Madamina il catalogo è questo: Informatica, OpenSource – tipo una marca di minerale - , Linux – nulla a che vedere con il fumetto -. Vado avanti, Ubuntu - sarà ‘na roba antropologica tipo bantù - , Apple – che non è la figlia di Gwyneth Paltrow - , Macos x – io conosco Malcom X, ma certo non si tratta di lui -, Windows, Programmazione, Python - ma non sarà quello di Harry Potter? -. E ancora CSS, Internet, Google, Blog, Web 2.0, Tecnologia, ZeroG, Scienza. Da Libri in poi si ragiona. Il problema sono i 16 interessi che vengono prima. Ma si potrà stabilire un contatto, parlare una lingua normale con gente così?
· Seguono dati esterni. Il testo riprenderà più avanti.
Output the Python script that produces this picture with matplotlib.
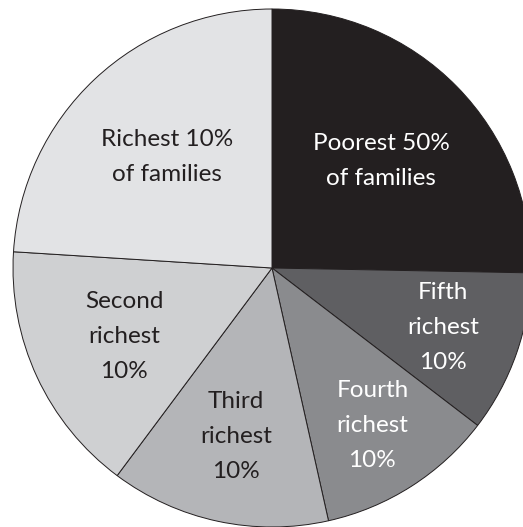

Allora gli ho scritto, dicendogli che avevo questo spazio e volevo fare un pezzetto su di lui. All’inizio era un po’ preoccupato, perché di lui sulla rete c’è tutto. Di me no. Io potrei essere chiunque. Ma poi mi ha detto che sì, potevo farlo. Insomma Lucatortuga si è fidato, è disposto a partecipare anche rischiando. I suoi primi 16 interessi non si capiscono ma si riesce a intravedere parecchio dietro.


Gianfranco è convinto che noi ce la possiamo fare. Comincia a appassionarsi a queste mie prove tecniche di comunicazione. Così gli ho anche detto che ci dobbiamo un po’ impegnare, perché forse sono molte di più le cose che ci uniscono a quelli che vivono altri mondi rispetto a quelle che ci dividono. In questo senso una magnifica sorpresa è stato il libro Economia della Felicità di Luca De Biase. Splendido lavoro. Divulgazione di altissimo livello condita di sana passione. Crederci è la marcia in più che fa la differenza.


Poi stamattina trovo tra le mail della mia posta privata un messaggio del prode Lucatortuga. Dice: “Rimane valida l'offerta di lezioni di "Alchimia Binario-Digitale" presso la Scuola di "Magia e Stregoneria di Hogwarts" :-)”.